An icon of the 20th century...the American Motel. Source
Vintage motel postcard, Tucumcari, New Mexico
America invented the motel and with it a national cultural icon. The word 'motel' was meant to denote a motorist's hotel and they were, in large part, a response to the exponential expansion of the automobile in US society; as road trips were becoming more and more popular,  the weary travellers needed convenient places to stay.

It was an innovative form of accommodation where travellers could conveniently park their cars just outside the door to their room and it wasn't long before motel chains began to spring up everywhere, some of them richly quirky, .such as the tee-pee-shaped rooms of the Wigwam motel on Route 66, where the sign apparently wittily read: When they suggested we stay at the Wigwam motel, I had my reservations.

The Wigwam Motel Arizona. Source
 Over the years the motel took on various memes - one the one hand they were symbols of American enterprise, highway adventure and family comfort but on the other, the motel's reputation acquired a certain creepy seediness,  which was featured to good effect in the Hitchcock thriller Psycho. The fictional Bates Motel captured the imagination, suggesting that maybe there was a dark underbelly to some of the isolated motels dotted around the country. Any motel keeper at the time who happened to have stuffed animals lying around would have been wise to stuff them in a box.

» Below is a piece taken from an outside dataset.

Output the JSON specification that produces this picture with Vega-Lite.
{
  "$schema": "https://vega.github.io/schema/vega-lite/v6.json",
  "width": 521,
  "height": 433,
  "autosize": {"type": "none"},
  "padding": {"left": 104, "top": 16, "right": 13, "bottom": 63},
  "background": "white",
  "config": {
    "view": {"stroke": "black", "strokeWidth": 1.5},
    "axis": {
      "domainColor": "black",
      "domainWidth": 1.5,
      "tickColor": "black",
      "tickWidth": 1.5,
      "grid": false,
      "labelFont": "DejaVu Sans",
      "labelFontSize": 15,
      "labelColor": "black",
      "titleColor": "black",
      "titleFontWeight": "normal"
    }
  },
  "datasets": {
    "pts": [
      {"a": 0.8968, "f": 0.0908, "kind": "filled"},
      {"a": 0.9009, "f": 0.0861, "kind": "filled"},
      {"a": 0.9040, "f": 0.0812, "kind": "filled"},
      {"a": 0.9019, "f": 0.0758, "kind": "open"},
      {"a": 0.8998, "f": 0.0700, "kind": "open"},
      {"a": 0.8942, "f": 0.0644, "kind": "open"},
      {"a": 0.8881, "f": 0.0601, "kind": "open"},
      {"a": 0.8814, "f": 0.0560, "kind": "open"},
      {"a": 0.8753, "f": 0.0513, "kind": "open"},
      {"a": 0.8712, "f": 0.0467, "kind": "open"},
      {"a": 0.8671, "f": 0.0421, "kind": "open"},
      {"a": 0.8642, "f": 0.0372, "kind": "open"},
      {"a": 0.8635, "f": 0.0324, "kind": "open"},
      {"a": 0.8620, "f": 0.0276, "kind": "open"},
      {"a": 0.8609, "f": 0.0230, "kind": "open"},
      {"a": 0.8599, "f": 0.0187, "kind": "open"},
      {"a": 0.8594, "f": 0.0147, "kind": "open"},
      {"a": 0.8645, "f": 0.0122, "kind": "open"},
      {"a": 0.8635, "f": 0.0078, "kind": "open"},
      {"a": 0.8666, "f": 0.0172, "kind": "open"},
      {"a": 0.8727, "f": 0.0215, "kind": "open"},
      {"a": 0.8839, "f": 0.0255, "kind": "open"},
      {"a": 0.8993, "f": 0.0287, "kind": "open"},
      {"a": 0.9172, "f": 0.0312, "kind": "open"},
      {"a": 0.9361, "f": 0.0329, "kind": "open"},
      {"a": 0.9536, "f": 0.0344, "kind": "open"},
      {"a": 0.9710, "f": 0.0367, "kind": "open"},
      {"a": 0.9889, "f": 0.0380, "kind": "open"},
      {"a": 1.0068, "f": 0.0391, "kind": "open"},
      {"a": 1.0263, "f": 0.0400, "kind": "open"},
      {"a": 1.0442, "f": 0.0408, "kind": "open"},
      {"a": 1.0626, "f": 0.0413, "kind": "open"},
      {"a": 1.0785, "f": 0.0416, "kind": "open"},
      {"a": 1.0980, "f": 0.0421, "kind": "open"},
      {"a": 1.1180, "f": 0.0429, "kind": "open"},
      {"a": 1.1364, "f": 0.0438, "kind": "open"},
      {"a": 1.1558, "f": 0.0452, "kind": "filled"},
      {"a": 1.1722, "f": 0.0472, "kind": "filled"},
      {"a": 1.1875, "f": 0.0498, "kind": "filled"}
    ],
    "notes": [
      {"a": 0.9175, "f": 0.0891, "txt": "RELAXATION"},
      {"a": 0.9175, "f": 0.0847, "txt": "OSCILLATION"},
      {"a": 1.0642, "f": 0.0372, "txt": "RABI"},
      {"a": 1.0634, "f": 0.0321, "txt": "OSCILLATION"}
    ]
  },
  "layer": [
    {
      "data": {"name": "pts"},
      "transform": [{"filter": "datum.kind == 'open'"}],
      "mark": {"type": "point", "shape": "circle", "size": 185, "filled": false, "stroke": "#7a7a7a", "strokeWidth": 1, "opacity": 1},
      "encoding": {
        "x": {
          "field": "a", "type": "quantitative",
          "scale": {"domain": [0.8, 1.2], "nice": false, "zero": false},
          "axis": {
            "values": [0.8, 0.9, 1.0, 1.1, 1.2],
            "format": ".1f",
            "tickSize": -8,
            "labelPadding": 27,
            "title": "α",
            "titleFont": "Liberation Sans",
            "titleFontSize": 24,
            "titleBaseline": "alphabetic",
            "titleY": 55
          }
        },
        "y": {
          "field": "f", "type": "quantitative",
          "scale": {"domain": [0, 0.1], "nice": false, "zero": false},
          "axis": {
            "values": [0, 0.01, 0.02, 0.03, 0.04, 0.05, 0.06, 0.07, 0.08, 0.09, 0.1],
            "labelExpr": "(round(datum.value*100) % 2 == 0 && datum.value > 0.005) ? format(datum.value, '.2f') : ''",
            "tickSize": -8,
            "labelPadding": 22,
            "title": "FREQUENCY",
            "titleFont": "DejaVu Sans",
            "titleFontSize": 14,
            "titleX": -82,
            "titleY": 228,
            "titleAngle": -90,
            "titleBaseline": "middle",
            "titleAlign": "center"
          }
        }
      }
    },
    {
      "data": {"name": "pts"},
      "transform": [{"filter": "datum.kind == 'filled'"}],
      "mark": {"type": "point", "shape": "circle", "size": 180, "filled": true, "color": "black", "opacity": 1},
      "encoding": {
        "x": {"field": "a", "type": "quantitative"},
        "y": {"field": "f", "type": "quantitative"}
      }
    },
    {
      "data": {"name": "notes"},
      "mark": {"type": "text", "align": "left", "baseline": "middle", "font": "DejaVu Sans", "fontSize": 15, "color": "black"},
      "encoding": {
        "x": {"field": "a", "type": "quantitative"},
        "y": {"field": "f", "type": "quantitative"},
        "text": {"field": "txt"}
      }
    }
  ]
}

Even the classic motel Vacancy/No Vacancy took on a strange cultural significance and has been used in countless films, songs and photographs, as metaphors for deeper themes about life.

Bates Motel on the Universal lot

A 60s Thing
Motels really peaked in popularity throughout the 1960, having superseded the pre-war  'auto-camps' that initially were make-shift camping grounds and developed into bed and breakfast style accommodation in stand alone cabins. Motels spread internationally in the 50s and the first motel in Australia was called the Belair, opening in Orange, NSW in 1957. At the time, it was a revolutionary new concept but the motel idea suited the long-distance travel that was a feature of the Australian lifestyle. By the 1960s motels were in full swing in and came a fixed and familiar part of the landscape. Travelling  salesmen, in particular, appreciated the convenience and for a mid-century family, staying in a motel was an exciting, even mildly glamorous, adventure.

Aging motel signs take on a poignant significance.
Though way past its heyday in the 21st century, the classic motel is so recognizably retro and so closely tied to cars - one the great icons of modernity - and to the optimism and innovation of the booming post-war period, that it has etched for itself a permanent place in the American cultural frame.